When you find yourself getting irritated by the slightest perceived inconvenience (i.e., your table mate’s presence) and when you are tempted to act like rules don’t apply to you,consider doing some meditation. For example, if you just rolled your eyes at the very thought of meditating, you need to meditate.
Quick and Easy Meditation: Breathe in for 4 seconds. Hold it for 7 seconds. Exhale for 8 seconds. Repeat 2-3x as needed.
Yes, the bar exam is a high stakes test but that doesn’t give you license ignore the rules governing socially acceptable behavior.
The ultimate measure of a man is not where he stands in moments of comfort and convenience, but where he stands at times of challenge and controversy.
Martin Luther King, Jr.
The above MLK quote is obviously not about the bar exam. I’m certainly not going to compare bar prep to the fight for fundamental civil rights and neither should you. So why did I lead off with this quote? Perspective.
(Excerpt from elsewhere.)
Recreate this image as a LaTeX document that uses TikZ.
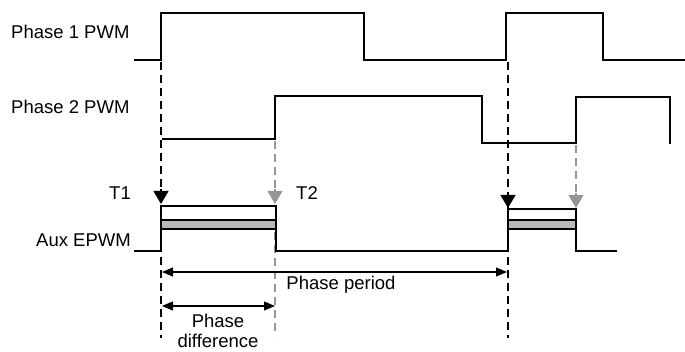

Yes, bar prep is hard, you’re tired, you have no free time. But how lucky are you that your biggest struggle right now is about the bar exam? Growing up, anytime I’d whine complain about the sad state of my life, my mom would let me wallow in self-pity for a bit and then she’d say, “do you know how many people would love to be in your shoes?” This was way before “first world problems” became a thing, but it was the same idea.
The point is, you don’t have to be chipper and happy all the time. It’s ok to get discouraged and frustrated. You can wallow in self-pity for a bit but don’t lose the context. You get to take the bar exam. It is a privilege.
Read the MLK quote again:
Think about what it means and put the bar exam into perspective. You can do this.